Soul, funk, jazz, progressive rock, house, dance, hip-hop, and especially world music will be featured. Humbles, who got his start with the local hip-hop collective Beats & Coffee, is also a proponent of disco.
“He regularly enlightens folks on just how diverse that genre sounds and how many of the songs we love are actually disco or disco derivative,” Keen said of their days spent in the record store.
Disco will be a regular themed night, punctuated by a mirrored ball hanging in the space.
“Dancing is never turned down,” Ray assured. “We will be bringing in guest DJs from time to time as well.”
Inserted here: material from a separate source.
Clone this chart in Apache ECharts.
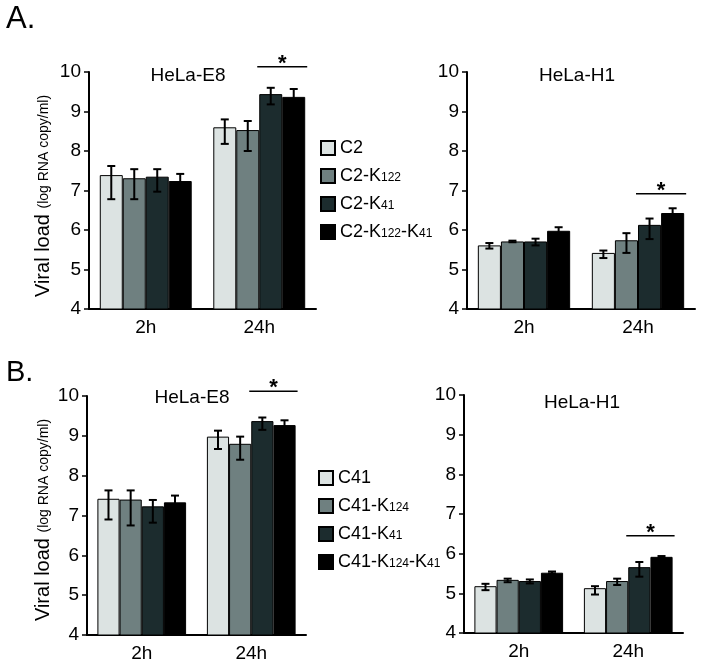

Keen foresees the format extending to promoting local bands. Though The Ibis is not a live music venue, there are opportunities for performers to host listening parties for their latest releases.
“We see a lot of potential ways to connect with our community,” Keen added, something Gravity has been doing for 19 years now in business. All the vinyl Gravity stocks in the bar will be for sale to customers as well.
And careful attention will be taken to install premiere equipment, including tube amps, vintage wood grain speakers, and state-of-the-art turntables. Keen is well-versed on the technical side, working on analog audio equipment for three decades.
“I’ve gained a wealth of knowledge about what it takes to provide the best possible playback quality with records,” he said.
The music will be spun predominantly on in-house turntables; however, there will be opportunity for visiting DJs to bring in their own equipment.
The cocktail program will be the same high quality as the sounds, a focus on layered, balanced flavors. While The Starling has a proclivity toward featuring high-end bourbons, The Ibis will have all varieties of spirits — gins, rums, tequilas — and signature cocktails. Ray, McGee and the Starling staff are working out recipes this week for the menu.
“We also will be doing batch cocktails to serve from a keg,” Ray said, noting it likely will change weekly.
The entrepreneurs will be adding their new neighbor’s product, Pomona Shrubs, to the shelves to help build on the flavors. The fruit-tinged fermentations are vinegar-based and come in a variety of styles — blackberry-orange-ginger, pineapple-sage and lemon-lime.
Ray said The Ibis cocktail prices will be similar to The Starling, ranging $12 and up. Canned local and regional beers will be served and there will be a refined wine list.
But there will be more to the business than cocktails. The Ibis Coffee will open at 7 a.m. daily to serve java lovers. Wilmington’s Casa Blanca Roasters will be utilized for the brew.
”There will likely be a crossover with boozy coffee drinks during the transition from morning to evening,” Ray said.
Ibis Coffee will operate until 4 p.m. or 5 p.m. daily, then Ibis Hi-Fi will be open until 11 p.m., likely closed Mondays. It will always be free admission unless special events are hosted. Ray and McGee hope to open by August or September.